Probably the only patients who must necessarily be deprived of the comfort of kinfolk are the growing numbers who are sent after surgery to ultramodern recovery rooms from which visitors are barred because of the danger of infection. In most cases, the presence of the family is a good thing. Even if the patient does not know his relatives are there, it is good for them to have the opportunity to learn to accept the imminent loss of a loved one. But relatives may need to be coached in deathside manners. If they have not already faced their own emotional problems, they may become depressed or tearful or even hysterical. Then, instead of their helping the patient, it is the patient who finds himself having to console his visitors.
Too often, says Dr. Wald, there is a woeful lack of communication between patient and family when death is approaching. "This," he says, "is the very time when communication could be freer and more rewarding than ever before. It is a time when old emotional conflicts can be resolved. I've attended many patients who were dying, and knew it, but had had no chance to discuss their fears with anyone. Many were glad of the opportunity to talk."
What Is He Leaving? A major factor in all attitudes toward death is religious belief--or lack of it--in life hereafter. Some clergymen assert that such a belief is all that is needed to take the sting out of death. Others, like San Francisco's Rabbi Alvin I. Fine are more mod erate. "The Judaeo-Christian tradition," says he, "offers a way of looking at death. Religious belief and understanding are definitely helpful in facing death." Psychiatrists, who tend to be agnostics, complain that the clerical attitude generally puts too much emphasis on where a person is going and too little on what he is leaving. Like Rabbi Fine, they believe that a philosophy of death is an essential part of life.

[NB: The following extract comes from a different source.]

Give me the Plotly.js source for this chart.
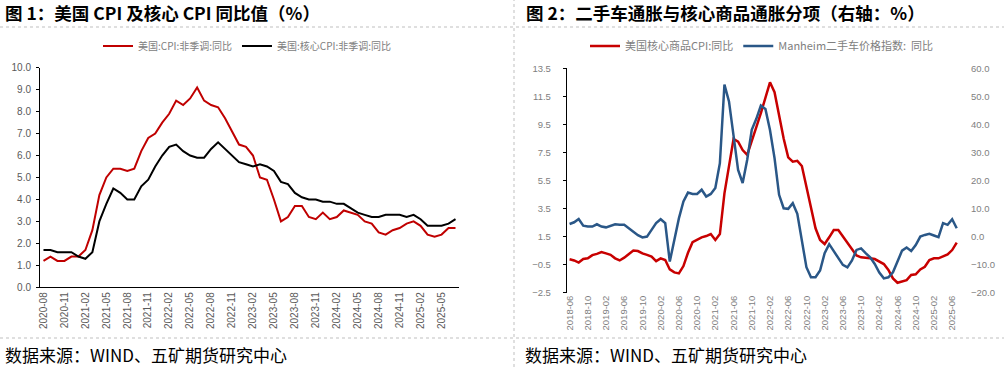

Modern skepticism is intensifying the problem of facing death, says the Rev. Joseph T. Alves, head of Boston's Roman Catholic Family Counseling, Inc. A social psychologist, Father Alves is directing a project for training "social volunteers" to help the lonely aged adjust to modern society's pressures and to comfort those who are incurably ill. There is wide public misunderstanding, said Father Alves, of the full purpose of the Roman Catholic "sacrament of the sick." Long called "extreme unction," it is still too generally regarded as simply the last anointing before death. But in modern theology a broader and more ancient purpose has been re-emphasized. The sacrament is not only concerned with accommodation to death; it is a prayer to God to restore the patient to good health.
In the last analysis, each man must make his own accommodation to death. Almost universal is the sentiment of Dr. Charles W. Mayo, recently retired from active surgery at the Mayo Clinic: "I hope that when I die, it will be quick. But if there is some delay, then I hope I'll have somebody I love with me--somebody to hold my hand."